Looked in on Jim Clark on the way back from the Association of Scottish Motoring Writers’ Award of his Memorial Trophy in Dundee. The statue at Kilmany, a few hundred yards from where he was born on 4 March 1936, is well looked after. Ford Motor Company supported its erection on 30 May 1997, a day when a test car uncharacteristically failed to get Ruth and me to an airport to attend its dedication by Jackie Stewart. It is a fine likeness, a shade bigger than life-size, commemorating a driver who, by any standards, was one of the greatest world champions. This year’s winner of the award was Ian Forrest, who made headlines at the age of 60 last month, winning the first Scottish XR2 Championship race of the day. Circuit Manager at Knockhill, he has apparently traded his bus pass for a 2010 racing licence, after racing for 40 years across the UK and Europe. He said, “Once you’ve got it… you never lose it. Being that little bit older and wiser certainly has its benefits.” I’ll go along with that.

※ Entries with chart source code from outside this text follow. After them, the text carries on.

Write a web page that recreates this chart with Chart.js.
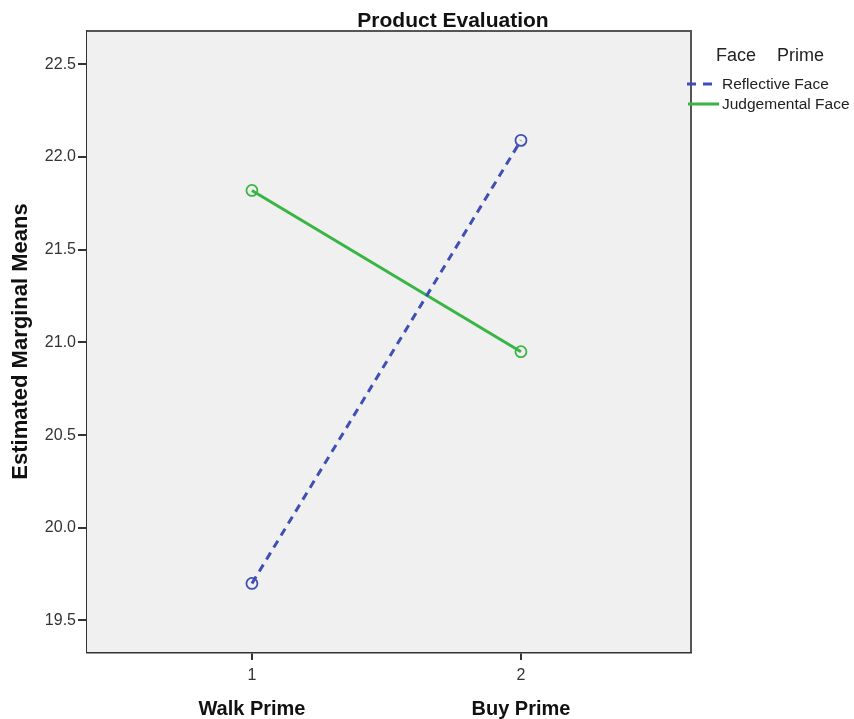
<!DOCTYPE html>
<html>
<head>
<meta charset="utf-8">
<script src="https://cdn.jsdelivr.net/npm/chart.js@4.4.1/dist/chart.umd.min.js"></script>
<style>
  html, body { margin: 0; padding: 0; background: #ffffff; }
  #wrap { width: 854px; height: 719px; }
</style>
</head>
<body>
<div id="wrap"><canvas id="c" width="854" height="719"></canvas></div>
<script>
// ---- data ----
const chartTitle = "Product Evaluation";
const categories = ["Walk Prime", "Buy Prime"];
const xPositions = [1, 2];
const seriesNames = ["Reflective Face", "Judgemental Face"];
const reflective = [19.70, 22.09];
const judgemental = [21.82, 20.95];
const yTicks = [19.5, 20.0, 20.5, 21.0, 21.5, 22.0, 22.5];
const yAxisTitle = "Estimated Marginal Means";
const legendTitleParts = ["Face", "Prime"];

const FONT = "'Liberation Sans', Arial, sans-serif";
const BLUE = "#3f4fb3";
const GREEN = "#38b544";
const DASH = [8, 6];

const frameAndTitle = {
  id: "frameAndTitle",
  beforeDatasetsDraw(chart) {
    const { ctx, chartArea: a } = chart;
    ctx.save();
    ctx.fillStyle = "#f0f0f0";
    ctx.fillRect(a.left, a.top, a.right - a.left, a.bottom - a.top);
    ctx.strokeStyle = "#555";
    ctx.lineWidth = 2;
    ctx.beginPath();
    ctx.moveTo(a.left, a.top);
    ctx.lineTo(a.right, a.top);
    ctx.lineTo(a.right, a.bottom);
    ctx.stroke();
    ctx.restore();
  },
  afterDraw(chart) {
    const { ctx, chartArea: a } = chart;
    ctx.save();
    // title
    ctx.fillStyle = "#111";
    ctx.font = "bold 21px " + FONT;
    ctx.textAlign = "center";
    ctx.textBaseline = "alphabetic";
    ctx.fillText(chartTitle, 453, 27);
    // legend
    ctx.textAlign = "left";
    ctx.font = "18px " + FONT;
    ctx.fillStyle = "#222";
    ctx.fillText(legendTitleParts[0], 716, 61);
    ctx.fillText(legendTitleParts[1], 777, 61);
    const items = chart.data.datasets.map(d => ({ label: d.label, color: d.borderColor, dash: d.borderDash || [] }));
    const ys = [84, 104];
    items.forEach((it, i) => {
      ctx.save();
      ctx.strokeStyle = it.color;
      ctx.lineWidth = 3;
      ctx.setLineDash(it.dash.length ? [9, 7] : []);
      ctx.beginPath();
      ctx.moveTo(it.dash.length ? 687 : 688, ys[i]);
      ctx.lineTo(it.dash.length ? 712 : 719, ys[i]);
      ctx.stroke();
      ctx.restore();
      ctx.font = "15.5px " + FONT;
      ctx.fillStyle = "#222";
      ctx.textBaseline = "middle";
      ctx.fillText(it.label, 722, ys[i] + 1);
    });
    ctx.restore();
  }
};

const xMin = 0.387, xMax = 2.632;

new Chart(document.getElementById("c"), {
  type: "line",
  data: {
    datasets: [
      {
        label: seriesNames[0],
        data: xPositions.map((x, i) => ({ x: x, y: reflective[i] })),
        borderColor: BLUE,
        borderWidth: 3,
        borderDash: DASH,
        pointStyle: "circle",
        pointRadius: 5.5,
        pointBorderWidth: 1.8,
        pointBorderColor: BLUE,
        pointBackgroundColor: "rgba(0,0,0,0)",
        fill: false,
        tension: 0
      },
      {
        label: seriesNames[1],
        data: xPositions.map((x, i) => ({ x: x, y: judgemental[i] })),
        borderColor: GREEN,
        borderWidth: 3,
        pointStyle: "circle",
        pointRadius: 5.5,
        pointBorderWidth: 1.8,
        pointBorderColor: GREEN,
        pointBackgroundColor: "rgba(0,0,0,0)",
        fill: false,
        tension: 0
      }
    ]
  },
  options: {
    responsive: false,
    animation: false,
    layout: { padding: { top: 31, right: 163, bottom: 0, left: 0 } },
    plugins: {
      legend: { display: false },
      title: { display: false },
      tooltip: { enabled: false }
    },
    scales: {
      x: {
        type: "linear",
        position: "bottom",
        weight: 0,
        min: xMin,
        max: xMax,
        afterBuildTicks: s => { s.ticks = xPositions.map(v => ({ value: v })); },
        afterFit: s => { s.height = 35; },
        ticks: {
          callback: v => String(v),
          font: { family: FONT, size: 16 },
          color: "#333",
          padding: 6,
          maxRotation: 0,
          autoSkip: false
        },
        grid: { display: true, drawOnChartArea: false, drawTicks: true, tickLength: 8, color: "#333", lineWidth: 2 },
        border: { display: true, color: "#333", width: 2.5 }
      },
      x2: {
        type: "linear",
        position: "bottom",
        weight: 1,
        min: xMin,
        max: xMax,
        afterBuildTicks: s => { s.ticks = xPositions.map(v => ({ value: v })); },
        afterFit: s => { s.height = 32; },
        ticks: {
          callback: v => categories[xPositions.indexOf(v)],
          font: { family: FONT, size: 20, weight: "bold" },
          color: "#111",
          padding: 2,
          maxRotation: 0,
          autoSkip: false
        },
        grid: { display: false },
        border: { display: false }
      },
      y: {
        type: "linear",
        position: "left",
        min: 19.33,
        max: 22.68,
        afterBuildTicks: s => { s.ticks = yTicks.map(v => ({ value: v })); },
        afterFit: s => { s.width = 87; },
        ticks: {
          callback: v => Number(v).toFixed(1),
          font: { family: FONT, size: 16 },
          color: "#333",
          padding: 2,
          autoSkip: false
        },
        grid: { display: true, drawOnChartArea: false, drawTicks: true, tickLength: 9, color: "#333", lineWidth: 2 },
        border: { display: true, color: "#333", width: 2.5 },
        title: {
          display: true,
          text: yAxisTitle,
          font: { family: FONT, size: 22, weight: "bold" },
          color: "#111",
          padding: { top: 8, bottom: 0 }
        }
      }
    }
  },
  plugins: [frameAndTitle]
});
</script>
</body>
</html>
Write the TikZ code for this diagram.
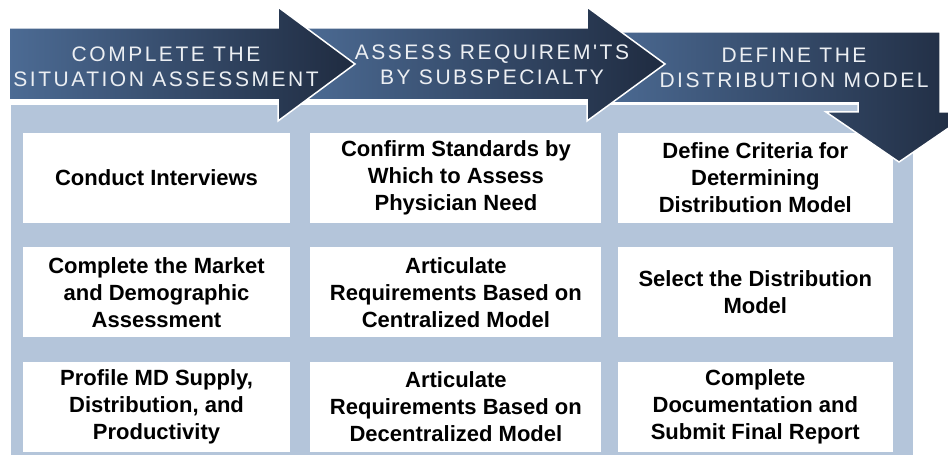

DUNDEE, Scotland, 1 June, 2010 – The Association of Scottish Motoring Writers has awarded Ian Forrest, chief instructor at Knockhill and former racing driver, the prestigious Jim Clark Memorial Award for 2010.
Ian began his racing career in 1971, racing 'Scottish Special Saloons' and was champion for two consecutive years. His other titles include Scottish 1-litre GT Champion in 1985 and Knockhill GT Champion in 1988, before he took part in the British Touring Car Championship (BTCC) in 1989. Ian competed for four consecutive seasons in the BTCC and in 1991 won the improver award. Ian's son, Sandy has also competed in the BRSCC (British Racing and Sports Car Club) Ford Fiesta Championship.
Presented annually, the Jim Clark Memorial trophy, sponsored by Ford, is awarded to Scottish people who have made a major contribution to the world of motoring.
John Murdoch (right), President of the Association of Scottish Motoring Writers, said: "Previous winners have included motorsport legends Sir Jackie Stewart, David Coulthard, Allan McNish and Colin McRae, so Ian is joining an impressive list.”
After the presentation Ian said: “I’m astounded. When you look through the list of past recipients of the Jim Clark Award, and see who has won it, it’s quite unbelievable. To get the Sir Jackie Stewart medal from the Scottish Motor Racing Club and now the Jim Clark award from the Association of Scottish Motoring Writers, I’m just stunned and honoured. I really am delighted.”